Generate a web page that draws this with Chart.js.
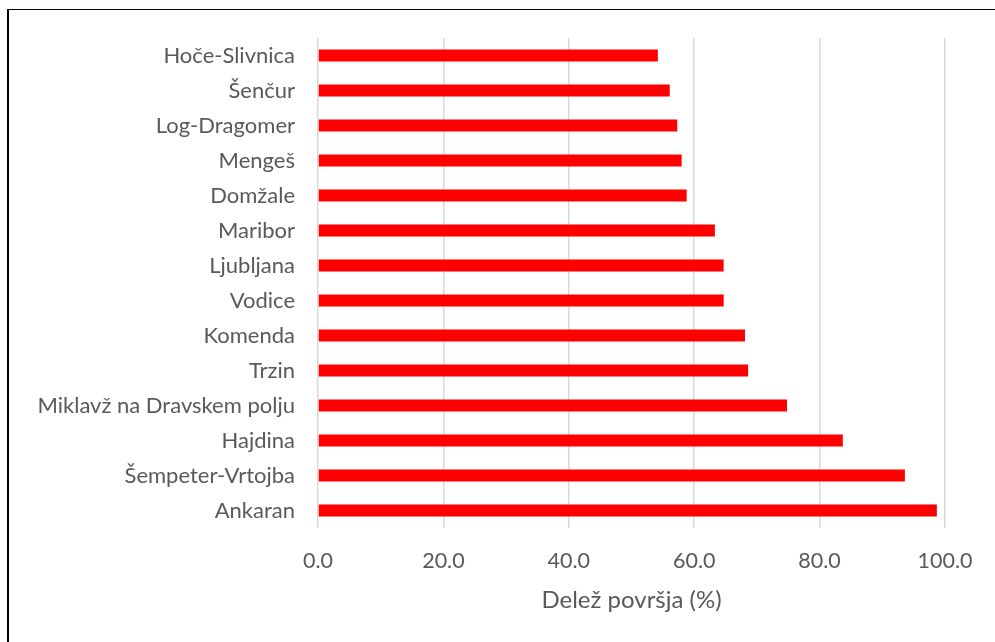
<!DOCTYPE html>
<html>
<head>
<meta charset="utf-8">
<script src="https://cdn.jsdelivr.net/npm/chart.js@4.4.1/dist/chart.umd.min.js"></script>
<style>
  html, body { margin: 0; padding: 0; background: #fff; }
  #wrap { position: relative; width: 995px; height: 642px; overflow: hidden; }
  #frame { position: absolute; left: 7px; top: 9px; width: 1200px; height: 900px;
           border-left: 2px solid #000; border-top: 1px solid #000; box-sizing: border-box; }
  canvas { position: absolute; left: 0; top: 0; }
</style>
</head>
<body>
<div id="wrap">
  <canvas id="c" width="995" height="642"></canvas>
  <div id="frame"></div>
</div>
<script>
const categories = [
  "Hoče-Slivnica", "Šenčur", "Log-Dragomer", "Mengeš", "Domžale", "Maribor",
  "Ljubljana", "Vodice", "Komenda", "Trzin", "Miklavž na Dravskem polju",
  "Hajdina", "Šempeter-Vrtojba", "Ankaran"
];
const shareValues = [54.2, 56.1, 57.3, 58.0, 58.8, 63.3, 64.7, 64.7, 68.1, 68.6, 74.8, 83.7, 93.6, 98.7];
const xAxisTitle = "Delež površja (%)";
const xMin = 0, xMax = 100, xStep = 20;

const FONT = "Lato, 'Open Sans', sans-serif";
const TEXT = "#595959";

new Chart(document.getElementById("c"), {
  type: "bar",
  data: {
    labels: categories,
    datasets: [{
      data: shareValues,
      backgroundColor: "#ff0000",
      borderWidth: 0,
      barPercentage: 0.343,
      categoryPercentage: 1.0
    }]
  },
  options: {
    indexAxis: "y",
    responsive: false,
    animation: false,
    events: [],
    layout: { padding: { top: 38, right: 50, left: 0, bottom: 0 } },
    plugins: { legend: { display: false }, tooltip: { enabled: false } },
    scales: {
      x: {
        min: xMin, max: xMax,
        ticks: {
          stepSize: xStep,
          padding: 20,
          color: TEXT,
          font: { family: FONT, size: 21.5 },
          callback: v => Number(v).toFixed(1)
        },
        grid: { color: "#d9d9d9", lineWidth: 1.5, drawTicks: false },
        border: { display: false },
        title: {
          display: true, text: xAxisTitle, color: TEXT,
          font: { family: FONT, size: 24 },
          padding: { top: 0, bottom: 27 }
        },
        afterFit: s => { s.height = 114; }
      },
      y: {
        ticks: {
          padding: 23,
          color: TEXT,
          font: { family: FONT, size: 22 },
          autoSkip: false
        },
        grid: { display: false, drawTicks: false },
        border: { display: false },
        afterFit: s => { s.width = 318; }
      }
    }
  }
});
</script>
</body>
</html>
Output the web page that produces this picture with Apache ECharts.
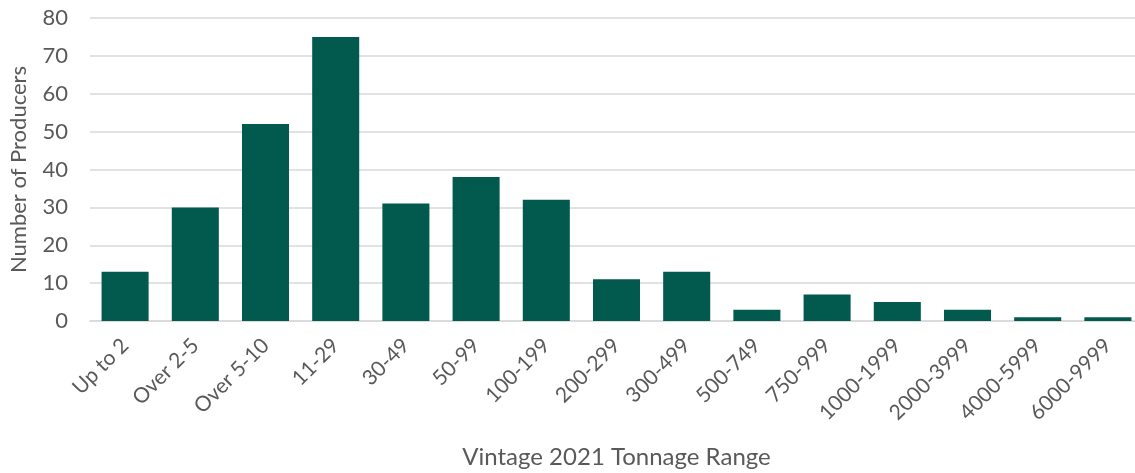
* * * *
● **EXERCISE**: Restate the whole of the material word for word without the pictures.

● **COMPLETED EXERCISE**:
Generate a web page that draws this with Chart.js.
<!DOCTYPE html>
<html>
<head>
<meta charset="utf-8">
<script src="https://cdn.jsdelivr.net/npm/chart.js@4.4.1/dist/chart.umd.min.js"></script>
<style>
  html, body { margin: 0; padding: 0; background: #fff; }
  #wrap { position: relative; width: 995px; height: 642px; overflow: hidden; }
  #frame { position: absolute; left: 7px; top: 9px; width: 1200px; height: 900px;
           border-left: 2px solid #000; border-top: 1px solid #000; box-sizing: border-box; }
  canvas { position: absolute; left: 0; top: 0; }
</style>
</head>
<body>
<div id="wrap">
  <canvas id="c" width="995" height="642"></canvas>
  <div id="frame"></div>
</div>
<script>
const categories = [
  "Hoče-Slivnica", "Šenčur", "Log-Dragomer", "Mengeš", "Domžale", "Maribor",
  "Ljubljana", "Vodice", "Komenda", "Trzin", "Miklavž na Dravskem polju",
  "Hajdina", "Šempeter-Vrtojba", "Ankaran"
];
const shareValues = [54.2, 56.1, 57.3, 58.0, 58.8, 63.3, 64.7, 64.7, 68.1, 68.6, 74.8, 83.7, 93.6, 98.7];
const xAxisTitle = "Delež površja (%)";
const xMin = 0, xMax = 100, xStep = 20;

const FONT = "Lato, 'Open Sans', sans-serif";
const TEXT = "#595959";

new Chart(document.getElementById("c"), {
  type: "bar",
  data: {
    labels: categories,
    datasets: [{
      data: shareValues,
      backgroundColor: "#ff0000",
      borderWidth: 0,
      barPercentage: 0.343,
      categoryPercentage: 1.0
    }]
  },
  options: {
    indexAxis: "y",
    responsive: false,
    animation: false,
    events: [],
    layout: { padding: { top: 38, right: 50, left: 0, bottom: 0 } },
    plugins: { legend: { display: false }, tooltip: { enabled: false } },
    scales: {
      x: {
        min: xMin, max: xMax,
        ticks: {
          stepSize: xStep,
          padding: 20,
          color: TEXT,
          font: { family: FONT, size: 21.5 },
          callback: v => Number(v).toFixed(1)
        },
        grid: { color: "#d9d9d9", lineWidth: 1.5, drawTicks: false },
        border: { display: false },
        title: {
          display: true, text: xAxisTitle, color: TEXT,
          font: { family: FONT, size: 24 },
          padding: { top: 0, bottom: 27 }
        },
        afterFit: s => { s.height = 114; }
      },
      y: {
        ticks: {
          padding: 23,
          color: TEXT,
          font: { family: FONT, size: 22 },
          autoSkip: false
        },
        grid: { display: false, drawTicks: false },
        border: { display: false },
        afterFit: s => { s.width = 318; }
      }
    }
  }
});
</script>
</body>
</html>
Output the web page that produces this picture with Apache ECharts.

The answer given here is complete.